Tuesday, January 12, 2016

Caring too much

Recently, a member of my gaming group named Rachel started running her own game, a zombie-apocalypse campaign using the FATE rules.  Initially I thought this would like "the Walking Dead" but Rachel has interposed weird cults and alien minotaurs (all of which are excellent) which is far afield of what you'll find on the TV show.

I asked Rachel at the onset why she chose a zombie game, given that I had never heard her express enthusiasm for the genre, she said it was exactly because she didn't care for the genre very much.  She doesn't care for brutality in entertainment, or a proliferation of firearms in gameplay.  Her argument is that she would not want to experience the world as a player, but could somehow tolerate as the GM because she knew the players would enjoy it.

It seemed really cockeyed to me, because I would think that if you didn't love the game world you were creating, it would become burdensome to continue to be the navigator and adjudicator for people in it.  But I also understand at some level where she is coming from as I kick around a side-campaign in a genre I love more than any other--superheroes.

Right off the bat, I have been grinding my gears with the players about this.  If I were to describe my usual sweet spot of superhero RPG themes I would say "Silver Age with an edge."  Give me capes and spandex and villains to battle but spare me the crypto-fascist brutality (I'm looking at you, Mark Millar).  I like icons (not ICONS the RPG, although that's okay too), I like heroism.  I will throw in the odd bit of drama and conflict that transcends the simple "villain of the month" format, but nothing too outside the plate.

My players, on the other hand, don't always walk the line.  Right off the bat I had a PC whose monstrous appearance precluded a secret identity.  Another revealed his identity and powers to the first NPC authority figure he came across. The players don't seem to be looking to gel the group into a team right off the bat.

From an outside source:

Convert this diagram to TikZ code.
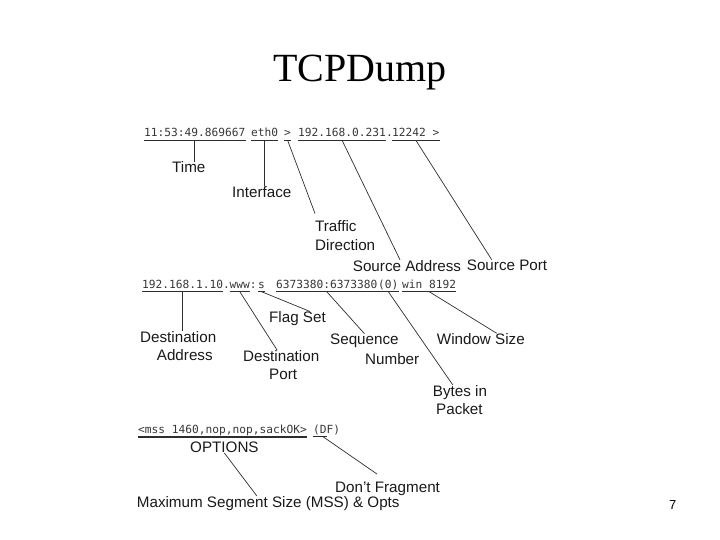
\documentclass[tikz,border=0pt]{standalone}
\usepackage{fontspec}
\setmainfont{Liberation Sans}
\newfontfamily\titlefont{Liberation Serif}
\newfontfamily\dumpfont{DejaVu Sans Mono}
\usepackage{xcolor}
\usepackage{tikz}
\usetikzlibrary{positioning}
\definecolor{dumpGray}{RGB}{55,55,55}
\definecolor{leadGray}{RGB}{45,45,45}
\definecolor{labelBlack}{RGB}{25,25,25}

\begin{document}
\begin{tikzpicture}[x=1pt, y=-1pt,
  field/.style={inner sep=0pt, anchor=base west, text depth=3.5pt,
    font=\dumpfont\fontsize{11.2}{12}\selectfont, text=dumpGray},
  lbl/.style={inner sep=0pt, anchor=base west, text=labelBlack,
    font=\fontsize{15.2}{17}\selectfont},
  uline/.style={draw=leadGray, line width=0.8pt},
  lead/.style={draw=leadGray, line width=0.7pt}]
\useasboundingbox (0,0) rectangle (720,540);
\node[inner sep=0pt, anchor=base, font=\titlefont\fontsize{40}{44}\selectfont]
  (title) at (360,81.7) {TCPDump};

% first line of the dump
\node[field] (time) at (144,136.5) {11:53:49.869667};
\node[field] (eth) at (251,136.5) {eth0};
\node[field] (dir) at (284,136.5) {>};
\node[field] (srcip) at (298,136.5) {192.168.0.231};
\node[field] (dot1) at (386,136.5) {.};
\node[field] (srcport) at (392,136.5) {12242 >};

% second line
\node[field] (dstip) at (142,288) {192.168.1.10};
\node[field] (dot2) at (223,288) {.};
\node[field] (www) at (229.5,288) {www};
\node[field] (colon) at (249.7,288) {:};
\node[field] (flag) at (258,288) {s};
\node[field] (seqno) at (276,288) {6373380:6373380};
\node[field] (bytes) at (378,288) {(0)};
\node[field] (win) at (402,288) {win 8192};

% third line
\node[field] (opts) at (138,433) {<mss 1460,nop,nop,sackOK>};
\node[field] (df) at (313,433) {(DF)};

\foreach \f in {time,eth,dir,srcip,srcport,dstip,www,flag,seqno,bytes,win}
  \draw[uline] (\f.south west) -- (\f.south east);
\draw[uline, line width=1.6pt] (opts.south west) -- (opts.south east);
\draw[uline] (df.south west) -- ([xshift=14pt]df.south west);

% labels
\node[lbl] (timelbl) at (172,173) {Time};
\node[lbl] (iflbl) at (232,197) {Interface};
\node[lbl] (traffic) at (315,231.7) {Traffic};
\node[lbl] (direction) at (315,250.5) {Direction};
\node[lbl] (srcaddr) at (352.7,271) {Source Address};
\node[lbl] (srcportlbl) at (466.7,270.5) {Source Port};
\node[lbl] (dstaddr1) at (140,342.5) {Destination};
\node[lbl] (dstaddr2) at (156.7,360.5) {Address};
\node[lbl] (dstport1) at (243,361.5) {Destination};
\node[lbl] (dstport2) at (269,379.5) {Port};
\node[lbl] (flagset) at (269,322.7) {Flag Set};
\node[lbl] (seq1) at (330,344.5) {Sequence};
\node[lbl] (seq2) at (365,364.5) {Number};
\node[lbl] (bytes1) at (432.7,396) {Bytes in};
\node[lbl] (bytes2) at (436,414.5) {Packet};
\node[lbl] (window) at (436.7,344.5) {Window Size};
\node[lbl] (options) at (190,452.7) {OPTIONS};
\node[lbl] (dontfrag) at (335,492.7) {Don\char"0027t Fragment};
\node[lbl] (mss) at (136.7,507) {Maximum Segment Size (MSS) \& Opts};
\node[inner sep=0pt, anchor=base west, font=\fontsize{13}{15}\selectfont]
  (page) at (669,509.3) {7};

% leaders
\draw[lead] (time.south) -- (timelbl.north -| time.south);
\draw[lead] (eth.south) -- (iflbl.north -| eth.south);
\draw[lead] (dir.south) -- ([yshift=7pt]traffic.north west);
\draw[lead] (srcip.south) -- ([xshift=-7pt]srcaddr.north);
\draw[lead] (srcport.south) -- ([xshift=25pt]srcportlbl.north west);
\draw[lead] (dstip.south) -- (dstaddr1.north -| dstip.south);
\draw[lead] (www.south) -- ([xshift=-4pt]dstport1.north);
\draw[lead] (flag.south) -- ([xshift=41pt]flagset.north west);
\draw[lead] (seqno.south) -- (seq1.north);
\draw[lead] (bytes.south) -- ([xshift=20pt]bytes1.north west);
\draw[lead] (win.south) -- ([xshift=60pt]window.north west);
\draw[lead] ([xshift=10pt]df.south west) -- ([xshift=42pt,yshift=8pt]dontfrag.north west);
\draw[lead] (options.south) -- ([xshift=120pt]mss.north west);
\end{tikzpicture}
\end{document}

So this is the part where I basically have to let go of the fact that I am, truly, in the words of the immortal Aaron Allston, a "Genre Fiend," and that this really is collaborative storytelling.  So if a players wants to explore the ups and downs of being a hideously mutated metahuman in today's world in a semi-realistic manner, I'll do that.  Or if a player consciously or unconsciously wants to experience the implications of having a public superhero identity, I'll do that.  Or if a player needs more of sense of why relative strangers who have a shared origin but little else would form a group, then we'll figure that out together.

Which is some ways means I let go, just a little bit.  Which is hard, but doable.

1 comment:

  1. I am, like you, a 'Genre Fiend'. Perhaps to an event greater degree, as I view each and every genre, and its tropes as unique and special to the character of that genre. When devising a new campaign, I often want to explore a particular genre. Much to my chagrin, my players usually want to play a game, genre be damned.

    That said, I think you may want to try to do something I did, or have done, to make it work for me. In Superheroes especially, if you can find the representative of the trope, or gimmick in either of the Big Two universes, it's easier to come to terms with its existence in your own.

    For example, the Fantastic Four don't have secret identities, and never have. It's pretty much impossible for Ben Grimm (The Thing), Hank McCoy (The Beast, or DC's Dan Cassidy (The Blue Devil) to go incognito.

    The X-Men, and early Spiderman comics features heroes hated, and feared by a world they are trying to save.

    The 'Why are we teaming up to fight evil' thing is a bit annoying (Umm...we decided not to play D&D and went with Superheroes? Ring a bell?), but could be filled in with alternate motivations. Booster Gold, Sub-Mariner, and Moon Knight certainly have different rationales for being part of the superhero community then most others (even each other), yet they still manage to be members of major teams, and work with fellow Supers.

    One thing that also makes this kind of thing more palatable for me is when there are a lot of players, or at least enough to where some of them do have characters more in line with what you were hoping for.

    Our old Champions campaign had a couple of 'full time Supers' who were always in their hero identity (for whatever reasons), but it was cool and different because most of the team had secret identities.